# Tax Return Software (Free & Paid) for US Expats Living Overseas



## manny.j (Dec 4, 2011)

I was looking for a thread which show all the tax-return software for 2019 which enables users outside the USA to file taxes electronically. I noticed 1040 has had a dramatic change in appearance with some sections "skipped" and split into Schedules.

One I have used, and is completely free, in the past is https://www.freefilefillableforms.com

Could anyone recommend other software both paid and free versions, which overseas US citizens can use for filing their taxes? If there is a user-friendly paid software, please do share.

Many thanks for your help & Best Regards


----------



## Bevdeforges (Nov 16, 2007)

If you're looking at the free file software, you should probably run the little "wizard" thing on the IRS site to determine which of the available Free File programs you are eligible for. https://apps.irs.gov/app/freeFile/jsp/wizard.jsp

The specific qualifications change each year - but the main ones for expats are those that give you the federal filing for free but you MUST then do a state return (for which there is a fee), age limitations, AGI limitations and I seem to recall at least one of the Free File participants that had a minimum AGI requirement, too.

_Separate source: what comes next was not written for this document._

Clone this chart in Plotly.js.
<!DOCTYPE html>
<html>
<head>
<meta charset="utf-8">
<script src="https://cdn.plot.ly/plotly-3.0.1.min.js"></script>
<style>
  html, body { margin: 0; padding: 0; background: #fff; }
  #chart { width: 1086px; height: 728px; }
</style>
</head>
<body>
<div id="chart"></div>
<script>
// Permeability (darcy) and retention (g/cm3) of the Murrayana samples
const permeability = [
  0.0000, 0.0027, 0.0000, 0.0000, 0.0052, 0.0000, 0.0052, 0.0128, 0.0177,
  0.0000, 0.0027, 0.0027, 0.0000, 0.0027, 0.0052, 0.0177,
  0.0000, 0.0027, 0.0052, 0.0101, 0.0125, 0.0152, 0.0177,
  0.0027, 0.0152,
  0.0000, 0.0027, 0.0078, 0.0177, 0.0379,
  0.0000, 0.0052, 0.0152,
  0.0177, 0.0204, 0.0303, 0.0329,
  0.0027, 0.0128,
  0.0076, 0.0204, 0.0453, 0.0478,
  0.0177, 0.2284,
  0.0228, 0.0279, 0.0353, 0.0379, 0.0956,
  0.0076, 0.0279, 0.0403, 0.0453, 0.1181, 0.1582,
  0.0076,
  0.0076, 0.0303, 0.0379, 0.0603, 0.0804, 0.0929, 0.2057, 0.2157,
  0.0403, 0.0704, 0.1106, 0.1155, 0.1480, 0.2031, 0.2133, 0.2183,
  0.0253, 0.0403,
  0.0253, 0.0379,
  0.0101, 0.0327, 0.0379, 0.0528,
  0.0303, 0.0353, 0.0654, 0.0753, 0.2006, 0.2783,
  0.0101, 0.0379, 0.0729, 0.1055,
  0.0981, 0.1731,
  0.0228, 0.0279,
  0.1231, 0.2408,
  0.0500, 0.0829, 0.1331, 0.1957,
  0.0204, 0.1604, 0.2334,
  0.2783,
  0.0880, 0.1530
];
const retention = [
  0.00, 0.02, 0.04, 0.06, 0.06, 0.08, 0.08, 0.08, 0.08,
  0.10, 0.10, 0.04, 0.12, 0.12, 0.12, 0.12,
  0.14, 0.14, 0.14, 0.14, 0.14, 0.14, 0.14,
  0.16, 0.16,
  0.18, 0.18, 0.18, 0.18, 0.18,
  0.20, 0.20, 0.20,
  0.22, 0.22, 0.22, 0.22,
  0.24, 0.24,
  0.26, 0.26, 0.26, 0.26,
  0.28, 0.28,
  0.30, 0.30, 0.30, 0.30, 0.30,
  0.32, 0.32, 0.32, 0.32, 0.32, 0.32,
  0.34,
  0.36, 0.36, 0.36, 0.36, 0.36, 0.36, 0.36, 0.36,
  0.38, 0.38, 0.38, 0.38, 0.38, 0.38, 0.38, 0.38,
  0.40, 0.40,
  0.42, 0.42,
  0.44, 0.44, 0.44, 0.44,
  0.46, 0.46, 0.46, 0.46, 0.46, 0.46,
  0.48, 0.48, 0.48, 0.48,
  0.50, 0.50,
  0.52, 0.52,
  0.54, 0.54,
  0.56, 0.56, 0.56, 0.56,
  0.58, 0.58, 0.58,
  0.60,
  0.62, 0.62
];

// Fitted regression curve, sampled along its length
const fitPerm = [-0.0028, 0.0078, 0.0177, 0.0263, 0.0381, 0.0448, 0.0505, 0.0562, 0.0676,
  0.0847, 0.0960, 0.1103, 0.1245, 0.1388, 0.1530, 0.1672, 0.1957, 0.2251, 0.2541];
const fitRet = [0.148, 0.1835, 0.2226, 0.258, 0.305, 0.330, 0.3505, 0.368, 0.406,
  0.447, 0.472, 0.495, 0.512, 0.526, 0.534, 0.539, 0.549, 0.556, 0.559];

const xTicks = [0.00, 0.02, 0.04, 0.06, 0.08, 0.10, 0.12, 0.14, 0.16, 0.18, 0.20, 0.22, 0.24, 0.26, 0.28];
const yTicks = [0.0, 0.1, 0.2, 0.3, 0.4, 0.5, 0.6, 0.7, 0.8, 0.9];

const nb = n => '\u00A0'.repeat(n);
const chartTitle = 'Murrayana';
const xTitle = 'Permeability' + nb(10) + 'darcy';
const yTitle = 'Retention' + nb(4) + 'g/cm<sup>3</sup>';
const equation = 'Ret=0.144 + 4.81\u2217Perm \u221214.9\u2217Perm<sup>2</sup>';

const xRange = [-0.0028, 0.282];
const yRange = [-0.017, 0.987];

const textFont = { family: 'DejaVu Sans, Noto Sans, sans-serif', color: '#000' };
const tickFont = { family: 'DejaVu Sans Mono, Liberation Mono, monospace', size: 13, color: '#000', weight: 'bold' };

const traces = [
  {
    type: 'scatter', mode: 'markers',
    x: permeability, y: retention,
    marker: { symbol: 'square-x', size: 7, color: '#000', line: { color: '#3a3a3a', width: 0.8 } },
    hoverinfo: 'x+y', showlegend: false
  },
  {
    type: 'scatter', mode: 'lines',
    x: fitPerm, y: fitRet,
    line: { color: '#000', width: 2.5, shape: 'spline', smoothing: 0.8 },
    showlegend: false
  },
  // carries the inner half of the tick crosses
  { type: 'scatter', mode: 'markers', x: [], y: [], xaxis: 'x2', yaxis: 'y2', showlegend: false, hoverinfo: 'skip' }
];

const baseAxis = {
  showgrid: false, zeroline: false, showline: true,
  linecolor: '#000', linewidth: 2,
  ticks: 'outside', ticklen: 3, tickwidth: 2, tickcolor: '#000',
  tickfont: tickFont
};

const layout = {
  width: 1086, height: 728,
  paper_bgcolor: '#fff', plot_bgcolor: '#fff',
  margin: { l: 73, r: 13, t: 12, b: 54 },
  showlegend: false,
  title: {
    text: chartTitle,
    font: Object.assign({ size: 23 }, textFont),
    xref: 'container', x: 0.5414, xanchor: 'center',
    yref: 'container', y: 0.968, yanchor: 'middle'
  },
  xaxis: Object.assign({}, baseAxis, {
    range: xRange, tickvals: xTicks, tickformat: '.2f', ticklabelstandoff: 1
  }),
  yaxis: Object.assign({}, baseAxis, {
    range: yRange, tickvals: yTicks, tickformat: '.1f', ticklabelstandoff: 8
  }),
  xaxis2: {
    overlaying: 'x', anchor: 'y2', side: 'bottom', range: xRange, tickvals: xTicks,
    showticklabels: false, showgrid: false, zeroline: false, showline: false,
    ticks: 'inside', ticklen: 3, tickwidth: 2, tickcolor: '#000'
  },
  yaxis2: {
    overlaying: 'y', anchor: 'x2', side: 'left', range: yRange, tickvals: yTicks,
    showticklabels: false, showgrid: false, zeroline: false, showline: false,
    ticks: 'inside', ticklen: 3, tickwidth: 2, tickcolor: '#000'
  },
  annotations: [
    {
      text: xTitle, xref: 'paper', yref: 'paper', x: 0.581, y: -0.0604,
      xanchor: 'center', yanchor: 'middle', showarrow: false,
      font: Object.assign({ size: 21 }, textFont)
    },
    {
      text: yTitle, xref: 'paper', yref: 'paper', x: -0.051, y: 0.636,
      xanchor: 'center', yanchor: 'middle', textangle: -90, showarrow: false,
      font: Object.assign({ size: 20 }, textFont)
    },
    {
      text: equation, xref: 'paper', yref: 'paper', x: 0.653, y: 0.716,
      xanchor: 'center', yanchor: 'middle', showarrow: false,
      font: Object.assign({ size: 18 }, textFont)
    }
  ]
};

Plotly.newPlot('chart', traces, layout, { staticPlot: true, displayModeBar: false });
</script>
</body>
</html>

The Free File Fillable forms is available for anyone comfortable with doing their own returns. Despite what it says (or implies) on the IRS website, you don't need to have income over $66,000 to use Free File Fillable forms. Just be careful, because filling out the forms can be tricky when there are foreign addresses involved. If the IRS rejects your electronic filing with Free File Fillables, just correct the error and re-submit. Apparently, they can only inform you of one error at a time. I wound up correcting and re-submitting at least half a dozen times before finally getting my forms accepted.


----------



## manny.j (Dec 4, 2011)

Thank you Bev. Appreciate your help.


----------